Le Ig (Indicazioni geografiche) italiane sono cresciute da 695 a 876 dal 2010 al 2021. In dieci anni sono entrati più di 181 prodotti. Nessun altro Paese d'Europa riesce a far meglio dell'Italia. Questo il dato principale che emerge dal bilancio della Fondazione Qualivita che ha condotto lo studio con Ismea, l'Istituto di servizi per il mercato agricolo alimentare presentato a Cibus, il Salone internazionale dell'alimentazione in corso di svolgimento a Parma.

Sono 3.358 le Ig dell'Unione europea, in crescita di 757 dal 2010 al 2021. Insieme fanno registrare un fatturato di 75 miliardi l'anno. L'Italia mantiene il primato per numero di denominazioni e nel solo 2020 ha visto la registrazione di 14 prodotti: 12 per il cibo e due per i vini. I numeri parlano di 180mila operatori coinvolti e 285 consorzi di tutela riconosciuti; con un valore di produzione delle Ig che dal 2003 al 2020 è salito da 5 a 17 miliardi di euro. Cifre importanti anche per il valore all'export Dop e Igp che si attesta sui 9,5 miliardi: 3,8 miliardi nel settore alimentare e 5,6 miliardi per quello vitivinicolo.

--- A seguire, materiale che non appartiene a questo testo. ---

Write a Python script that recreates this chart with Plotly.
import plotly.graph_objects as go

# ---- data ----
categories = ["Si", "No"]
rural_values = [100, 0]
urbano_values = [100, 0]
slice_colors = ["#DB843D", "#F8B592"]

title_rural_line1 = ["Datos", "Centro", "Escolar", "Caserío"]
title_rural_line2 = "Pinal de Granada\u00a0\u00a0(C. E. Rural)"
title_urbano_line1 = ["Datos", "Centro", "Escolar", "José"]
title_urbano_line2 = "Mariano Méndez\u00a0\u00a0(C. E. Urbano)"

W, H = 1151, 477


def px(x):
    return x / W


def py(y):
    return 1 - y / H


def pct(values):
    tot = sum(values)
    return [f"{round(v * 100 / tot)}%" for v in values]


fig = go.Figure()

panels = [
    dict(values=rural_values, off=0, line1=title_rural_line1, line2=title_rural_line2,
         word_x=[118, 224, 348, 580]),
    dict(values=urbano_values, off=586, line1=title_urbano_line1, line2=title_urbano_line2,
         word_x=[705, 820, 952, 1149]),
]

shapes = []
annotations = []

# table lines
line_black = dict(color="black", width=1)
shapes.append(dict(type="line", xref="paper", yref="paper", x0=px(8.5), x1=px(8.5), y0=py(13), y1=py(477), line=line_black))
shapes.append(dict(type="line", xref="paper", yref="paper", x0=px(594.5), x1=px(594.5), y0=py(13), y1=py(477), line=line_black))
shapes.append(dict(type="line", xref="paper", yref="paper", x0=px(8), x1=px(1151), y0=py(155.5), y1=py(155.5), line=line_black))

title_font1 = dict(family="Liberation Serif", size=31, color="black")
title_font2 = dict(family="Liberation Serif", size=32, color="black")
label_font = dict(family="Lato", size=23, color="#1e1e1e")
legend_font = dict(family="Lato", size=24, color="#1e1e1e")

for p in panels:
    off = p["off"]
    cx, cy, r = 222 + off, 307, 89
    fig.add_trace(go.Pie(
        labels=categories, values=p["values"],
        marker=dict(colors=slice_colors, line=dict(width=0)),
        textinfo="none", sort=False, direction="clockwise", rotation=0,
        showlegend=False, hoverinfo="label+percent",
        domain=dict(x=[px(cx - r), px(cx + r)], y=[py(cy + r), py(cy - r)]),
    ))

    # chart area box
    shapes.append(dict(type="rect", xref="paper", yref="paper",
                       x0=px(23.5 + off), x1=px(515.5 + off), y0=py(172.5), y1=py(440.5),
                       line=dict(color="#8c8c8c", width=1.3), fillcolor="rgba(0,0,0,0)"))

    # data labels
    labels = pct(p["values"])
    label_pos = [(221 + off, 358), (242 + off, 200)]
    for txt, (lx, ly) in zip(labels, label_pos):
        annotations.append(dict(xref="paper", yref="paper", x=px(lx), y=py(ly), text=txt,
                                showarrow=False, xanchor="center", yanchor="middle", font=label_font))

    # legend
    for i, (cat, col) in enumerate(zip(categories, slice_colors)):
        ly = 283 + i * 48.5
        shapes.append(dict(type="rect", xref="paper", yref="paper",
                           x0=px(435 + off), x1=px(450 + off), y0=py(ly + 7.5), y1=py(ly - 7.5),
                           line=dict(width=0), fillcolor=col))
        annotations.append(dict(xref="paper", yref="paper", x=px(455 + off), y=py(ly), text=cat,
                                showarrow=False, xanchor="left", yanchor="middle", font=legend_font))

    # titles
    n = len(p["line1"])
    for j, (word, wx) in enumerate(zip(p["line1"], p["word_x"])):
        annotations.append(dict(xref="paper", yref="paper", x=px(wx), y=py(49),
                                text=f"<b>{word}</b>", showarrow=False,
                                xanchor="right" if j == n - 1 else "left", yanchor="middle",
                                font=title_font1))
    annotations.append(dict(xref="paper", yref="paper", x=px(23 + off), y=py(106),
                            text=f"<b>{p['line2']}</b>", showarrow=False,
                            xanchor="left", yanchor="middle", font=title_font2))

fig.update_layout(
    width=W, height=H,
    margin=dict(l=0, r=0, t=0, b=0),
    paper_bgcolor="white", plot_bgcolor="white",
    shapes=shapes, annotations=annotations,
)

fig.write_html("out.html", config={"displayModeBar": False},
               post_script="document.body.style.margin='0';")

"Il 100% delle province italiane - viene spiegato da Qualivita - ha un ritorno economico da Dop e Igp. Non c'è un singolo comune o azienda che non faccia parte di una filiera che conduca alle Ig". Tra le regioni che hanno il maggior impatto delle Dop e Igp sul proprio Pil al primo posto c'è il Veneto con 3,9 milioni; a seguire l'Emilia Romagna con 3,5 milioni, la Lombardia 2,1 milioni, e il Piemonte con 1,3 milioni.

Secondo il presidente della Fondazione Qualivita Cesare Mazzetti "la sfida di oggi è valorizzare e aiutare le filiere nella sostenibilità affiancandosi alle indicazioni geografiche; Dop e Igp sono l'elemento di maggior appeal verso i consumatori perché vogliono avere un riferimento molto preciso sulla provenienza dei prodotti che finiscono sulle loro tavole". Poi osserva: "Il nostro compito è tenere alta l'attenzione su tutto questo processo. È un aspetto fondamentale. Avere consorzi che già organizzano la loro filiera ci consente di lavorare in modo più diretto".

In base a una ricerca della Coldiretti la tendenza degli italiani rispecchia questo tratto del sistema agroalimentare del nostro Paese: crescono infatti del 7,6% gli acquisti dei prodotti alimentari made in Italy.
Si va dalle confezioni che riportano in etichetta un legame con l'Italia alle vere e proprie indicazioni geografiche europee di origine, come Docg, Dop, Doc, Igp e Igt. In particolare aumentano le vendite per latte, salumi, formaggi, salse, prodotti confezionati, uova, pasta, vino, olio, farine, frutta e verdura made in Italy. Cosa che - rileva la Coldiretti - è anche una forma di spinta "alla voglia di sostenere economia e lavoro locali" che hanno avuto impatti forti dall'emergenza sanitaria; emergenza che ha però "favorito scelte di acquisto di qualità e più sostenibili con sempre più prodotti green, dal biologico (arrivato a 3,3 miliardi di euro di consumi nel 2020), a quelli a chilometro zero". Inoltre, in una più ampia visione dell'agroalimentare, Coldiretti ricorda che "l'Italia è anche il primo produttore Ue di riso, grano duro, vino, e di molte verdure, ortaggi e frutta tipici della dieta mediterranea".

Per la Fondazione Qualivita "le Indicazioni geografiche italiane sono il più importante asset intangibile che abbiamo che non si può delocalizzare, anche per il valore del marchio dei consorzi e per il capitale organizzativo e l'importanza dei disciplinari. Questo asset intangibile non è però sufficientemente valorizzato; invece è importante farlo perché la patrimonializzazione corretta di tutte le aziende che producono Dop e Igp potrebbero permettere una leva finanziaria per sviluppare la crescita".